Department Store Closures
Macy’s
The retail giant announced back in January 2025 that it would be closing 66 of its “non-go-forward store locations” as part of a plan to make the company profitable again, which includes closing around 150 “unproductive” stores over three years, and investing in 350 of its productive “go-forward” stores over the course of 2026.
Kohl’s
Kohl’s also revealed plans to close stores in January 2025, announcing that 27 of its “underperforming” stores would shutter by April 2025, as part of a long-term growth strategy.
Big Lots
After it filed for bankruptcy in 2024, court documents revealed that Big Lots more than $3 billion to over 5,000 creditors. To help pay this debt and reverse a major drop in sales from 2023 to 2024, Big Lots announced in January that it would close 545 of its stores.
What People Are Saying
In its official press release, Forever 21’s CFO Brad Sell said: “We are deeply grateful for the support you have shown us over the years, but rising costs and increased competition from abroad have made our current business model unsustainable.”
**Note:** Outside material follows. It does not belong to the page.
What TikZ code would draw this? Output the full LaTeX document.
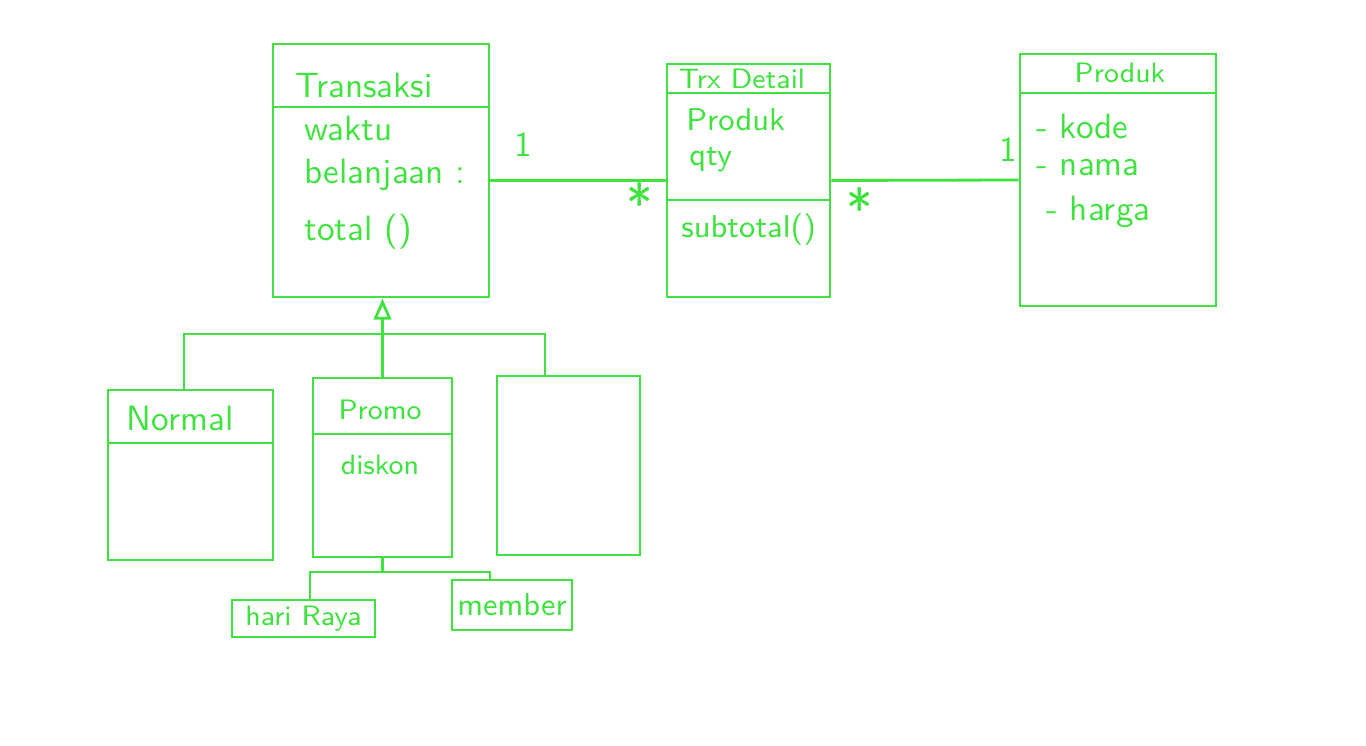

Claire’s CEO Chris Cramer said: “As we continue through our restructuring proceedings, our team has worked tirelessly to explore every option for preserving the value of the Claire’s business and brand. We are glad to reach this definitive agreement to sell a portion of our North America operations to Ames Watson and maximize the value of our company for all our stakeholders.
“I would again like to extend my gratitude to every Claire’s employee who has continued to show up for our customers during this challenging time for our business.”
Macy’s chairman and CEO, Tony Spring said: “Closing any store is never easy, but as part of our Bold New Chapter strategy, we are closing underproductive Macy’s stores to allow us to focus our resources and prioritize investments in our go-forward stores, where customers are already responding positively to better product offerings and elevated service.”
Former Kohl’s CEO Tom Kingsbury said at the time of the announcement: “We always take these decisions very seriously. As we continue to build on our long-term growth strategy, it is important that we also take difficult but necessary actions to support the health and future of our business for our customers and our teams.”
What Happens Next
Several brands, including Macy’s, have announced plans to funnel resources into remaining profitable locations while developing new retail concepts.